“A Clear Voice in Europe”

Thursday, 2nd December 2010

Fresh Water - The Essence of Life

Fresh Water - The Essence of Life

Cemex Book Launch

The European Parliament, Brussels, Tuesday 30th November, 2010

It is a great privilege for me to participate in the launch of this fabulous new book by Cemex in partnership with the International League of Conservation Photographers, Conservation International, NatureServe, Wetlands International and Ramsar. This is the 18th title in the Cemex conservation book series and I think they have to be congratulated for their ongoing and energetic campaign to raise public awareness about the growing global freshwater crisis and the freshwater biodiversity and ecosystems that are in peril.

This is the Year of Biodiversity and it is a sad fact that scientists reckon we are suffering the worst biodiversity loss this year that the world has ever known. They believe that between 150 and 200 species are being lost every 24 hours. Much of those losses can be attributed to climate change. We need to teach the public that biodiversity is valuable; it has an economic, social, aesthetic and practical value from which every one of us individually benefits. Biodiversity services purify the air we breathe, act as a global air conditioning system, provide us with rainfall and oxygen and fertilise plants. We have never put a price tag on these ecosystem services because they are invaluable. But sadly, some people think that anything that is free has no value and therefore can be exploited and abused. Thankfully, that is not the view of Cemex and their international partners.

Now we are learning that these things do have a cost and we are paying the price! I saw recently just how high this price can be. I visited the Aral Sea in Uzbekistan and was astonished at how, in one generation, mankind has virtually drained what used to be the fourth largest inland lake in the world.

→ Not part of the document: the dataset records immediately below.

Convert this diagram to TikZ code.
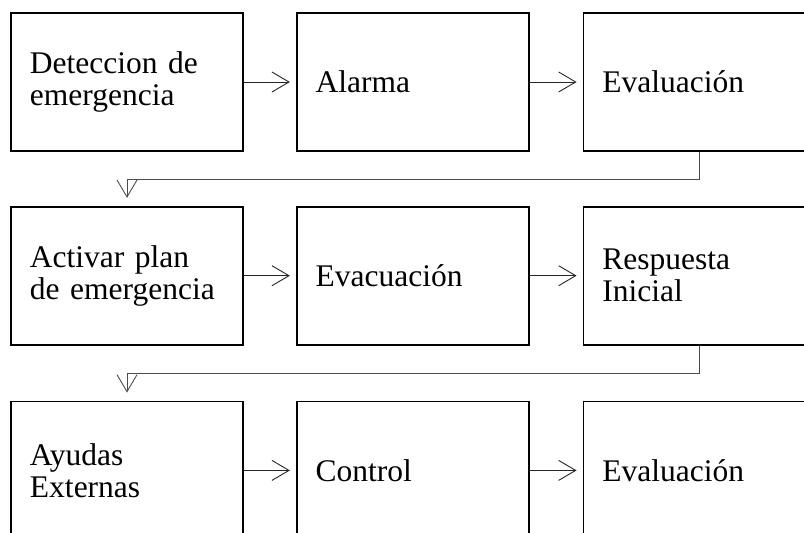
\documentclass[tikz,border=0pt]{standalone}
\usepackage{fontspec}
\setmainfont{Liberation Serif}
\usepackage{tikz}
\usetikzlibrary{arrows.meta, positioning}

\begin{document}
\begin{tikzpicture}[
    x=1pt, y=1pt,
    node distance=52pt,
    box/.style={rectangle, draw, line width=1.7pt, minimum width=232pt, minimum height=138pt,
      text width=194pt, align=left, inner sep=0pt, font=\fontsize{31.5}{32}\selectfont},
    flow/.style={draw=black!85, line width=0.9pt, -{Straight Barb[length=17pt, width=20pt]}, shorten >=6pt},
    back/.style={flow, draw=black!70, shorten >=8pt}
  ]
  \useasboundingbox (0,0) rectangle (804,-533);

  % first row
  \node[box] (deteccion) at (127,-82) {Deteccion de\\emergencia};
  \node[box, right=of deteccion] (alarma) {Alarma};
  \node[box, right=53pt of alarma] (evaluacion) {Evaluación};

  % second row
  \node[box, below=54pt of deteccion] (activar) {Activar plan\\de emergencia};
  \node[box, right=of activar] (evacuacion) {Evacuación};
  \node[box, right=53pt of evacuacion] (respuesta) {Respuesta\\Inicial};

  % third row
  \node[box, below=55pt of activar] (ayudas) {Ayudas\\Externas};
  \node[box, right=of ayudas] (control) {Control};
  \node[box, right=53pt of control] (evalfinal) {Evaluación};

  \draw[flow] (deteccion) -- (alarma);
  \draw[flow] (alarma) -- (evaluacion);
  \draw[back] (evaluacion.south) -- ++(0,-28) -| (activar.north);
  \draw[flow] (activar) -- (evacuacion);
  \draw[flow] (evacuacion) -- (respuesta);
  \draw[back] (respuesta.south) -- ++(0,-28) -| (ayudas.north);
  \draw[flow] (ayudas) -- (control);
  \draw[flow] (control) -- (evalfinal);
\end{tikzpicture}
\end{document}
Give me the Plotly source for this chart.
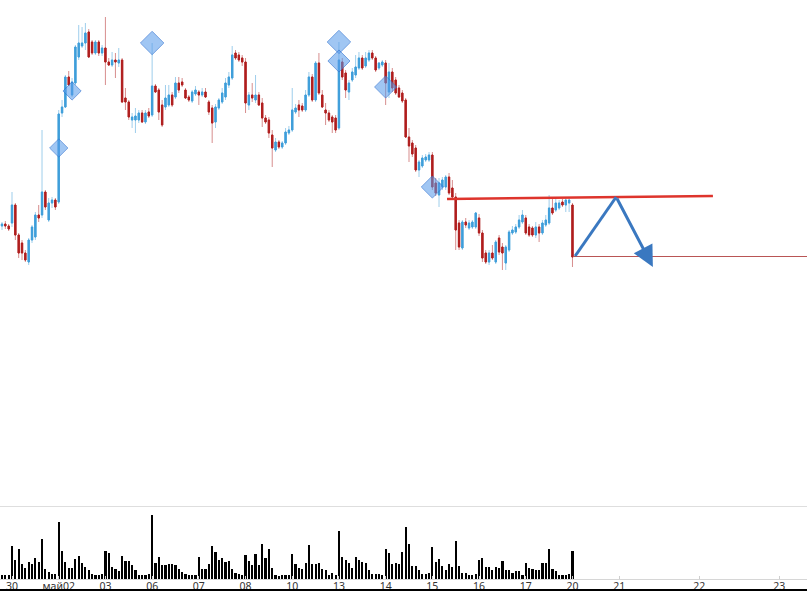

Back in 1960, the Aral Sea covered an area of 67,000 sq. km in Uzbekistan and Kazakhstan. It had a mean water level of 53.4 metres. Now, 50 years later, the water level is 27 metres. It is as if a plug has been pulled out and the water has been allowed to drain away. I visited the former fishing port of Muynak where a fleet of 500 fishing vessels used to land 30,000 tonnes of fish a year. The fishing boats are now lying rotting on the desert. The water's edge is over 100 miles away! In the highly saline water that remains nothing lives. There are no fish and no fishermen. 30,000 jobs have been lost. And this was all because of man's greed.

Stalin ordered vast canals and irrigation channels to be dug to irrigate great tracts of cotton and rice fields. DDT and agent-orange desiccants which were sprayed on the cotton crops have now formed a toxic wasteland across the saltpans. Chemical dust-storms regularly blow across an area of 3 million hectares, devastating the health of the local population and killing healthy crops and forests. As a result, there is spreading desertification, rising summer temperatures and severe storms and temperatures plunging to below minus 40 degrees in winter.

Anyone who says that mankind cannot cause climate change should visit the Aral Sea.

So that is why this book on Fresh Water - the essence of life is of such importance and I am proud that you have chosen the European Parliament as the venue for its launch. We take climate change, biodiversity and sustainable development seriously in this parliament, that is why the intergroup I have the honour to chair is the largest intergroup in the parliament with over 200 MEP members. We strive to do whatever we can to protect the global environment and we greatly cherish the partnership between industry, the non governmental sector and parliamentarians that this evening's event embodies.

Thank you for the opportunity to participate in this significant book launch.